__Task requirements__: Images should be left out, and everything else in the listing reproduced exactly.

__Information supplied__:
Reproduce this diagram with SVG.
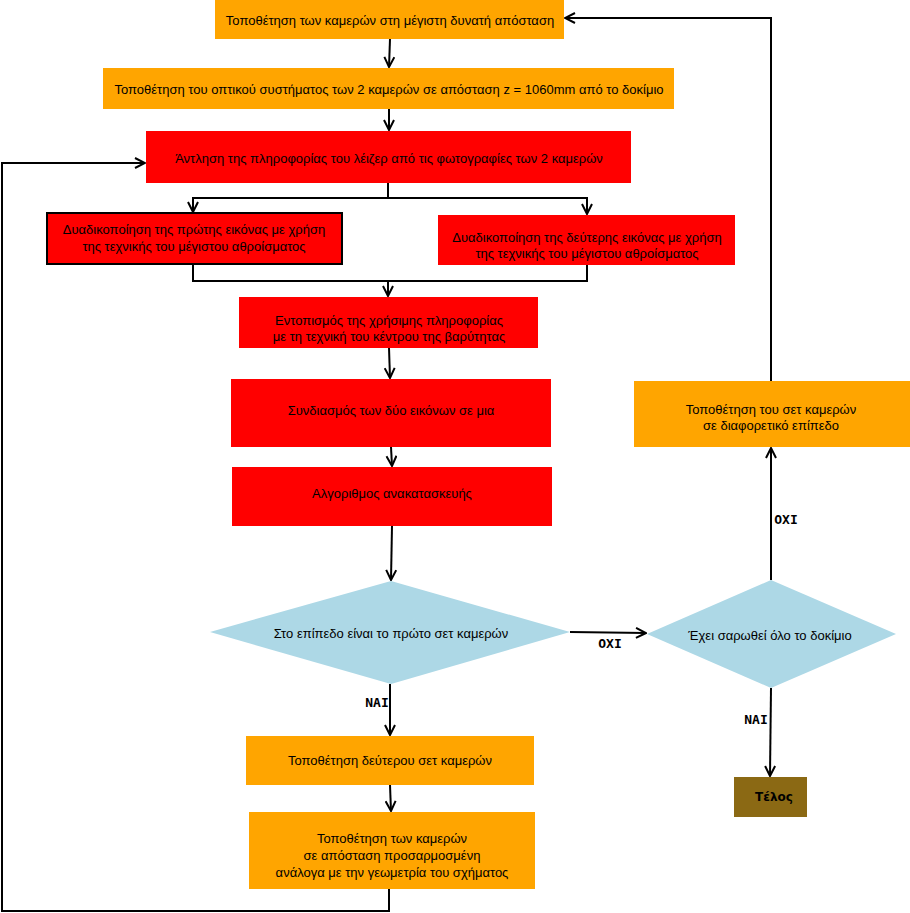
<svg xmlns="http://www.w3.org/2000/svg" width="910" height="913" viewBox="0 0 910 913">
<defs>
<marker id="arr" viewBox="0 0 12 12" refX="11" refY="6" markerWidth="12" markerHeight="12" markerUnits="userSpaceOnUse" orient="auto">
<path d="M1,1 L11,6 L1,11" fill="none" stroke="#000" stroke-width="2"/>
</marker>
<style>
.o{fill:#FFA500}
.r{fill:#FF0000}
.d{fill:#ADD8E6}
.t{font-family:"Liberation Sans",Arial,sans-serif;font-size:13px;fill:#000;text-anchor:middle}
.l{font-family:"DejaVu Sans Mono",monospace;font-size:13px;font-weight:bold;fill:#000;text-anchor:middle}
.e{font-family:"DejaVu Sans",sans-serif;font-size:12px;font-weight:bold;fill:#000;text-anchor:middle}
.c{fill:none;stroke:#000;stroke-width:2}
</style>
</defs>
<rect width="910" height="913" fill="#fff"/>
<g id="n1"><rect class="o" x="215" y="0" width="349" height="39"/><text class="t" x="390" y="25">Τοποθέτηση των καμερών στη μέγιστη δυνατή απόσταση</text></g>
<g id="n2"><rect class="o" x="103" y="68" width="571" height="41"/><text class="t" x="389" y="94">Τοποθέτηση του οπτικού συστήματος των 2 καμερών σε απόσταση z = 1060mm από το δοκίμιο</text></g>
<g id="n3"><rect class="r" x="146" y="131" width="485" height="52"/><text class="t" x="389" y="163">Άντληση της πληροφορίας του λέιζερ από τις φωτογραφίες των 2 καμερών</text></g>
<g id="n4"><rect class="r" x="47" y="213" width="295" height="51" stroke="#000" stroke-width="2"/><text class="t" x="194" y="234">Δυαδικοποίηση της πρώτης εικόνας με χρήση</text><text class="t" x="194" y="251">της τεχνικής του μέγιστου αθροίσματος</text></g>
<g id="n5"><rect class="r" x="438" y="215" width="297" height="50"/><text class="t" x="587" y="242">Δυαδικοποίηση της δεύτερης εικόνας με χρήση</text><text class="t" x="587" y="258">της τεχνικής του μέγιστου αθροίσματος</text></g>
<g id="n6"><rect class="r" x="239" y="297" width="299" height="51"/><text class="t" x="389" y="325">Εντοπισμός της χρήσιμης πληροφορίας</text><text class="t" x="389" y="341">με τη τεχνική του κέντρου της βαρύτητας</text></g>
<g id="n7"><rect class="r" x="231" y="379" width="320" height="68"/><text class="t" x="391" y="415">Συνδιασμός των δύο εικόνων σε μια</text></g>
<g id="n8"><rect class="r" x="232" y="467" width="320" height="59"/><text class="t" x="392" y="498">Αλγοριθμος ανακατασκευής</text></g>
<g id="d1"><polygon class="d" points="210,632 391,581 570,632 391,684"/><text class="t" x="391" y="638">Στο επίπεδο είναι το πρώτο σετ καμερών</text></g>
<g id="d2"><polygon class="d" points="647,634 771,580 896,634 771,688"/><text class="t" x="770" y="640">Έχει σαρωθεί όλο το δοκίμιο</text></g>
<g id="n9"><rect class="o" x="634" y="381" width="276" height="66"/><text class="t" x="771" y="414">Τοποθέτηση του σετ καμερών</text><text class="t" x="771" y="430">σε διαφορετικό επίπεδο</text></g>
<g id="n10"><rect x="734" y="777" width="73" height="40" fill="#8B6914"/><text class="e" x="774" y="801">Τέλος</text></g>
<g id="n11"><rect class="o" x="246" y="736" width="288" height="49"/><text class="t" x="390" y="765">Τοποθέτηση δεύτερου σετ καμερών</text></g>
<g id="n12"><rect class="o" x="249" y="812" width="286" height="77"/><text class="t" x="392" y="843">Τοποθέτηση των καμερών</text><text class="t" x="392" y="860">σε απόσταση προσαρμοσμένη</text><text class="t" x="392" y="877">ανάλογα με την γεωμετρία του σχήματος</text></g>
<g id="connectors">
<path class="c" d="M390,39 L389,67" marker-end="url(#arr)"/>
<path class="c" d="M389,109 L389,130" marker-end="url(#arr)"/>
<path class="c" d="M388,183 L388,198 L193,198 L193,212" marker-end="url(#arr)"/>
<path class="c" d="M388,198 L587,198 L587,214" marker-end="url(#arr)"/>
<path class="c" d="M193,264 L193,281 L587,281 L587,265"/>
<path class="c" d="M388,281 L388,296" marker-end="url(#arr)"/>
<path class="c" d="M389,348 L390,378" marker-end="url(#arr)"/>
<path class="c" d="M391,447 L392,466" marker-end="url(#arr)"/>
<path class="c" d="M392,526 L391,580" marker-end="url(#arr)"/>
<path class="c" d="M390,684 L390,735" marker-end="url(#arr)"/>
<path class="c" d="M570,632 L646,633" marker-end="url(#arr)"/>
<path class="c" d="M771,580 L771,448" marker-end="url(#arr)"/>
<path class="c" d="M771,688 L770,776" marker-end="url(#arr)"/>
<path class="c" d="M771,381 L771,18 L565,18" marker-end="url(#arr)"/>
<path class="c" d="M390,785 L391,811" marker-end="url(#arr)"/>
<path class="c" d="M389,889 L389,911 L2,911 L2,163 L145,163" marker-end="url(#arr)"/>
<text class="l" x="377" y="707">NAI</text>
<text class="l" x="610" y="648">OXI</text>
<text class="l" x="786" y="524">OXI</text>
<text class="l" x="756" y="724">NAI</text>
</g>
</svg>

__Exercise result__:
Reproduce this diagram with SVG.
<svg xmlns="http://www.w3.org/2000/svg" width="910" height="913" viewBox="0 0 910 913">
<defs>
<marker id="arr" viewBox="0 0 12 12" refX="11" refY="6" markerWidth="12" markerHeight="12" markerUnits="userSpaceOnUse" orient="auto">
<path d="M1,1 L11,6 L1,11" fill="none" stroke="#000" stroke-width="2"/>
</marker>
<style>
.o{fill:#FFA500}
.r{fill:#FF0000}
.d{fill:#ADD8E6}
.t{font-family:"Liberation Sans",Arial,sans-serif;font-size:13px;fill:#000;text-anchor:middle}
.l{font-family:"DejaVu Sans Mono",monospace;font-size:13px;font-weight:bold;fill:#000;text-anchor:middle}
.e{font-family:"DejaVu Sans",sans-serif;font-size:12px;font-weight:bold;fill:#000;text-anchor:middle}
.c{fill:none;stroke:#000;stroke-width:2}
</style>
</defs>
<rect width="910" height="913" fill="#fff"/>
<g id="n1"><rect class="o" x="215" y="0" width="349" height="39"/><text class="t" x="390" y="25">Τοποθέτηση των καμερών στη μέγιστη δυνατή απόσταση</text></g>
<g id="n2"><rect class="o" x="103" y="68" width="571" height="41"/><text class="t" x="389" y="94">Τοποθέτηση του οπτικού συστήματος των 2 καμερών σε απόσταση z = 1060mm από το δοκίμιο</text></g>
<g id="n3"><rect class="r" x="146" y="131" width="485" height="52"/><text class="t" x="389" y="163">Άντληση της πληροφορίας του λέιζερ από τις φωτογραφίες των 2 καμερών</text></g>
<g id="n4"><rect class="r" x="47" y="213" width="295" height="51" stroke="#000" stroke-width="2"/><text class="t" x="194" y="234">Δυαδικοποίηση της πρώτης εικόνας με χρήση</text><text class="t" x="194" y="251">της τεχνικής του μέγιστου αθροίσματος</text></g>
<g id="n5"><rect class="r" x="438" y="215" width="297" height="50"/><text class="t" x="587" y="242">Δυαδικοποίηση της δεύτερης εικόνας με χρήση</text><text class="t" x="587" y="258">της τεχνικής του μέγιστου αθροίσματος</text></g>
<g id="n6"><rect class="r" x="239" y="297" width="299" height="51"/><text class="t" x="389" y="325">Εντοπισμός της χρήσιμης πληροφορίας</text><text class="t" x="389" y="341">με τη τεχνική του κέντρου της βαρύτητας</text></g>
<g id="n7"><rect class="r" x="231" y="379" width="320" height="68"/><text class="t" x="391" y="415">Συνδιασμός των δύο εικόνων σε μια</text></g>
<g id="n8"><rect class="r" x="232" y="467" width="320" height="59"/><text class="t" x="392" y="498">Αλγοριθμος ανακατασκευής</text></g>
<g id="d1"><polygon class="d" points="210,632 391,581 570,632 391,684"/><text class="t" x="391" y="638">Στο επίπεδο είναι το πρώτο σετ καμερών</text></g>
<g id="d2"><polygon class="d" points="647,634 771,580 896,634 771,688"/><text class="t" x="770" y="640">Έχει σαρωθεί όλο το δοκίμιο</text></g>
<g id="n9"><rect class="o" x="634" y="381" width="276" height="66"/><text class="t" x="771" y="414">Τοποθέτηση του σετ καμερών</text><text class="t" x="771" y="430">σε διαφορετικό επίπεδο</text></g>
<g id="n10"><rect x="734" y="777" width="73" height="40" fill="#8B6914"/><text class="e" x="774" y="801">Τέλος</text></g>
<g id="n11"><rect class="o" x="246" y="736" width="288" height="49"/><text class="t" x="390" y="765">Τοποθέτηση δεύτερου σετ καμερών</text></g>
<g id="n12"><rect class="o" x="249" y="812" width="286" height="77"/><text class="t" x="392" y="843">Τοποθέτηση των καμερών</text><text class="t" x="392" y="860">σε απόσταση προσαρμοσμένη</text><text class="t" x="392" y="877">ανάλογα με την γεωμετρία του σχήματος</text></g>
<g id="connectors">
<path class="c" d="M390,39 L389,67" marker-end="url(#arr)"/>
<path class="c" d="M389,109 L389,130" marker-end="url(#arr)"/>
<path class="c" d="M388,183 L388,198 L193,198 L193,212" marker-end="url(#arr)"/>
<path class="c" d="M388,198 L587,198 L587,214" marker-end="url(#arr)"/>
<path class="c" d="M193,264 L193,281 L587,281 L587,265"/>
<path class="c" d="M388,281 L388,296" marker-end="url(#arr)"/>
<path class="c" d="M389,348 L390,378" marker-end="url(#arr)"/>
<path class="c" d="M391,447 L392,466" marker-end="url(#arr)"/>
<path class="c" d="M392,526 L391,580" marker-end="url(#arr)"/>
<path class="c" d="M390,684 L390,735" marker-end="url(#arr)"/>
<path class="c" d="M570,632 L646,633" marker-end="url(#arr)"/>
<path class="c" d="M771,580 L771,448" marker-end="url(#arr)"/>
<path class="c" d="M771,688 L770,776" marker-end="url(#arr)"/>
<path class="c" d="M771,381 L771,18 L565,18" marker-end="url(#arr)"/>
<path class="c" d="M390,785 L391,811" marker-end="url(#arr)"/>
<path class="c" d="M389,889 L389,911 L2,911 L2,163 L145,163" marker-end="url(#arr)"/>
<text class="l" x="377" y="707">NAI</text>
<text class="l" x="610" y="648">OXI</text>
<text class="l" x="786" y="524">OXI</text>
<text class="l" x="756" y="724">NAI</text>
</g>
</svg>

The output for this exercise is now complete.